If you don’t use your voice, no one can hear you

Program helps young leader become a champion  

At a School Division Board meeting, just days before her convocation ceremony of March 11, eleven-year-old Rebecca Cheasley found the courage to stand up for a program that she loves, Career Trek.

“I heard my mom tell my dad that there would not be Career Trek next year,” says Rebecca Cheasley. “As soon as I heard that, I told my mom that couldn’t happen.”

The idea that Career Trek might be cancelled due to budget cuts spurred Cheasley into action.
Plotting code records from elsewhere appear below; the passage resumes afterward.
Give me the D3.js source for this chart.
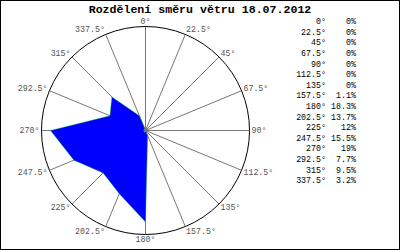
<!DOCTYPE html>
<html>
<head>
<meta charset="utf-8">
<script src="https://cdn.jsdelivr.net/npm/d3@7"></script>
<style>
  body { margin: 0; background: #fff; }
  svg { display: block; }
</style>
</head>
<body>
<div id="chart"></div>
<script>
// wind direction sectors and share of time (%)
const directions = [0, 22.5, 45, 67.5, 90, 112.5, 135, 157.5, 180, 202.5, 225, 247.5, 270, 292.5, 315, 337.5];
const dirLabels = ["0°", "22.5°", "45°", "67.5°", "90°", "112.5°", "135°", "157.5°", "180°", "202.5°", "225°", "247.5°", "270°", "292.5°", "315°", "337.5°"];
const shares = [0, 0, 0, 0, 0, 0, 0, 1.1, 18.3, 13.7, 12, 15.5, 19, 7.7, 9.5, 3.2];
const shareLabels = ["0%", "0%", "0%", "0%", "0%", "0%", "0%", "1.1%", "18.3%", "13.7%", "12%", "15.5%", "19%", "7.7%", "9.5%", "3.2%"];

const width = 400, height = 250;
const cx = 145.5, cy = 130.5, R = 104;
const mono = "'Liberation Mono', 'DejaVu Sans Mono', monospace";

const svg = d3.select("#chart")
  .append("svg")
  .attr("width", width)
  .attr("height", height);

svg.append("rect")
  .attr("x", 0.5).attr("y", 0.5)
  .attr("width", width - 1).attr("height", height - 1)
  .attr("fill", "#fff")
  .attr("stroke", "#000");

svg.append("text")
  .attr("x", 200).attr("y", 9)
  .attr("text-anchor", "middle")
  .attr("dominant-baseline", "central")
  .style("font-family", mono)
  .style("font-size", "11.6px")
  .style("font-weight", "bold")
  .text("Rozdělení směru větru 18.07.2012");

const g = svg.append("g")
  .attr("transform", "translate(" + cx + "," + cy + ")");

const r = d3.scaleLinear().domain([0, 20.8]).range([0, R]);
const rad = d => d * Math.PI / 180;

// spokes
g.selectAll(".spoke")
  .data(directions)
  .join("line")
  .attr("class", "spoke")
  .attr("x1", 0).attr("y1", 0)
  .attr("x2", d => R * Math.sin(rad(d)))
  .attr("y2", d => -R * Math.cos(rad(d)))
  .attr("stroke", "#777")
  .attr("stroke-width", 1);

g.append("circle")
  .attr("r", R)
  .attr("fill", "none")
  .attr("stroke", "#000");

// wind rose polygon
const radial = d3.lineRadial()
  .angle((d, i) => rad(directions[i]))
  .radius(d => r(d))
  .curve(d3.curveLinearClosed);

g.append("path")
  .datum(shares)
  .attr("d", radial)
  .attr("fill", "#0000ff")
  .attr("stroke", "#00cc00")
  .attr("stroke-width", 0.4);

g.append("circle")
  .attr("r", 2)
  .attr("fill", "#777");

// direction labels around circle
g.selectAll(".dir")
  .data(directions)
  .join("text")
  .attr("class", "dir")
  .attr("x", d => (R + 2) * Math.sin(rad(d)))
  .attr("y", d => -(R + 5) * Math.cos(rad(d)))
  .attr("text-anchor", d => (d === 0 || d === 180) ? "middle" : (d < 180 ? "start" : "end"))
  .attr("dominant-baseline", "central")
  .attr("fill", "#555")
  .style("font-family", mono)
  .style("font-size", "8.3px")
  .text((d, i) => dirLabels[i]);

// legend table
const row = d3.scaleLinear().domain([0, 15]).range([21.6, 180.7]);

svg.selectAll(".ldir")
  .data(dirLabels)
  .join("text")
  .attr("class", "ldir")
  .attr("x", 326)
  .attr("y", (d, i) => row(i))
  .attr("text-anchor", "end")
  .attr("dominant-baseline", "central")
  .style("font-family", mono)
  .style("font-size", "8.3px")
  .text(d => d);

svg.selectAll(".lval")
  .data(shareLabels)
  .join("text")
  .attr("class", "lval")
  .attr("x", 356)
  .attr("y", (d, i) => row(i))
  .attr("text-anchor", "end")
  .attr("dominant-baseline", "central")
  .style("font-family", mono)
  .style("font-size", "8.3px")
  .text(d => d);
</script>
</body>
</html>
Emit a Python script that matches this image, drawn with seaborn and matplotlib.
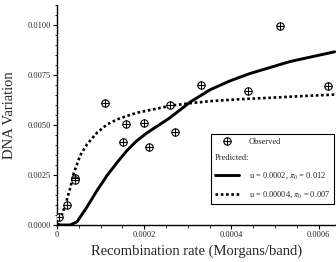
import matplotlib
matplotlib.use("Agg")
import matplotlib.pyplot as plt
from matplotlib import ticker
from matplotlib.lines import Line2D
import pandas as pd
import seaborn as sns

# %% DATA
obs_x = [0.000004, 0.000023, 0.000042, 0.000042, 0.000111, 0.000151, 0.000159,
         0.000200, 0.000210, 0.000260, 0.000270, 0.000330, 0.000439, 0.000511, 0.000622]
obs_y = [0.00041, 0.00102, 0.00237, 0.00224, 0.00610, 0.00416, 0.00503,
         0.00511, 0.00388, 0.00602, 0.00467, 0.00698, 0.00671, 0.00995, 0.00693]

# predicted, u = 0.0002, pi0 = 0.012
solid_x = [0, 0.00002, 0.00003, 0.000046, 0.000069, 0.000092, 0.000115, 0.000138,
           0.00016, 0.000183, 0.000206, 0.000229, 0.000259, 0.000305, 0.000351,
           0.000396, 0.000442, 0.000488, 0.000534, 0.00058, 0.000637]
solid_y = [0, 0, 0, 0.00016, 0.00091, 0.00173, 0.00248, 0.00313,
           0.00371, 0.00421, 0.0046, 0.00493, 0.00536, 0.00614, 0.00676,
           0.0072, 0.00757, 0.00787, 0.00817, 0.00839, 0.00866]

# predicted, u = 0.00004, pi0 = 0.007
dot_x = [0, 0.000004, 0.000019, 0.000031, 0.000038, 0.000053, 0.000069, 0.000092,
         0.000115, 0.000138, 0.00016, 0.000183, 0.000229, 0.000259, 0.000305,
         0.000351, 0.000419, 0.000488, 0.000557, 0.000637]
dot_y = [0, 0.000084, 0.00099, 0.0019, 0.00256, 0.00347, 0.00404, 0.00462,
         0.00503, 0.00528, 0.00545, 0.00561, 0.00582, 0.00596, 0.00609,
         0.00619, 0.00629, 0.00636, 0.00644, 0.00652]

obs = pd.DataFrame({"rate": obs_x, "dna": obs_y})
solid = pd.DataFrame({"rate": solid_x, "dna": solid_y})
dotted = pd.DataFrame({"rate": dot_x, "dna": dot_y})

# %% STYLE
sns.set_style("ticks")
plt.rcParams["font.family"] = ["Liberation Serif", "DejaVu Serif"]
plt.rcParams["mathtext.fontset"] = "stix"

fig = plt.figure(figsize=(3.36, 2.62), dpi=100)
ax = fig.add_axes([57 / 336, 37 / 262, 279 / 336, 220 / 262])

# %% PLOT
sns.lineplot(data=solid, x="rate", y="dna", ax=ax, color="black", lw=2.1,
             sort=False, estimator=None)
sns.lineplot(data=dotted, x="rate", y="dna", ax=ax, color="black", lw=1.9,
             linestyle=(0, (1, 1)), sort=False, estimator=None)
sns.scatterplot(data=obs, x="rate", y="dna", ax=ax, marker="o", s=28,
                facecolor="white", edgecolor="black", linewidth=0.8, zorder=3)
sns.scatterplot(data=obs, x="rate", y="dna", ax=ax, marker="+", s=28,
                color="black", linewidth=0.8, zorder=4)

# %% AXES
ax.set_xlim(0, 0.00064)
ax.set_ylim(0, 0.011)
ax.xaxis.set_major_locator(ticker.MultipleLocator(0.0002))
ax.xaxis.set_minor_locator(ticker.MultipleLocator(0.00005))
ax.yaxis.set_major_locator(ticker.MultipleLocator(0.0025))
ax.yaxis.set_minor_locator(ticker.MultipleLocator(0.0005))
ax.xaxis.set_major_formatter(ticker.FuncFormatter(lambda v, _: "0" if v == 0 else f"{v:.4f}"))
ax.yaxis.set_major_formatter(ticker.FormatStrFormatter("%.4f"))
ax.tick_params(which="major", length=3, width=0.8, labelsize=6, pad=1.5, color="black")
ax.tick_params(which="minor", length=1.8, width=0.6, color="black")
for s in ["top", "right"]:
    ax.spines[s].set_visible(False)
for s in ["left", "bottom"]:
    ax.spines[s].set_linewidth(1.0)
    ax.spines[s].set_color("black")

ax.set_xlabel("Recombination rate (Morgans/band)", fontsize=10.5, labelpad=4)
ax.set_ylabel("DNA Variation", fontsize=10.5, labelpad=8)

# %% LEGEND
h_obs = (Line2D([], [], ls="none", marker="o", ms=5.3, mfc="white", mec="black", mew=0.8),
         Line2D([], [], ls="none", marker="+", ms=5.3, color="black", mew=0.8))
h_blank = Line2D([], [], ls="none")
h_solid = Line2D([], [], color="black", lw=2.1)
h_dot = Line2D([], [], color="black", lw=1.9, ls=(0, (1, 1)))
leg = ax.legend([h_obs, h_blank, h_solid, h_dot],
                ["Observed", "Predicted:", r"u = 0.0002, $\pi_0$ = 0.012",
                 r"u = 0.00004, $\pi_0$ = 0.007"],
                loc="upper left", bbox_to_anchor=(0.552, 0.414), borderaxespad=0,
                fontsize=6, frameon=True, fancybox=False, framealpha=1,
                edgecolor="black", handlelength=2.9, handletextpad=1.1,
                labelspacing=1.0, borderpad=0.5)
leg.get_frame().set_linewidth(0.8)
# pull "Predicted:" to the left edge like a sub-heading
row = leg._legend_handle_box.get_children()[0].get_children()[1]
row.get_children()[0].width = 0
row.sep = 0

fig.savefig("out.png", dpi=100)
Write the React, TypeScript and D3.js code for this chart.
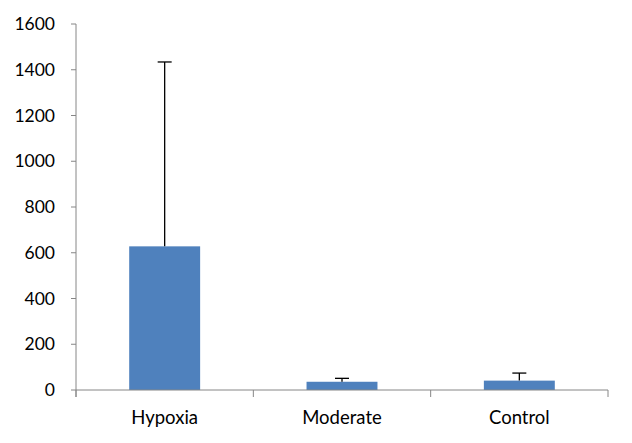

Before long she was standing in front of her school division’s Board of Trustees singing the praises of Career Trek’s hands-on programming.

Overcoming her fear, Chelsey informed the board that, “every day at Career Trek I get to try four different careers.  At Career Trek I learn about careers by doing things, not just reading or writing.”

“It’s easier for me to learn by doing hands on activities and seeing how things work and this is what I do every Saturday at Career Trek,” says Cheasley.

Career Trek’s leadership was suitably impressed with the organization’s newest spokesperson.

“The fact that a young person you serve is so passionate about the value of the work you do for her that she stands before a group of adults and finds her voice to defend what she believes in is fantastic,” says Career Trek CEO, Darrell Cole.  “As an organization, this is the ultimate validation of why you exist.”

While there is no doubt that Rececca Cheasley is an exceptional young person, she is but one of 180 students that attend Career Trek programing in the Westman Region every year.

“It’s really important that you keep sending students to Career Trek for many years to come,” says Cheasley.  “Career Trek teaches us about different jobs and how important school is.”

In her own way and in her own voice, Cheasley has become a Career Development advocate, urging the powers that be to recognize the importance of getting kids to think about their futures early.

Cheasley closed her presentation to the board with a plea to save the program from budget cuts, “to help students, especially students like me, please change your mind and keep sending students to Career Trek.”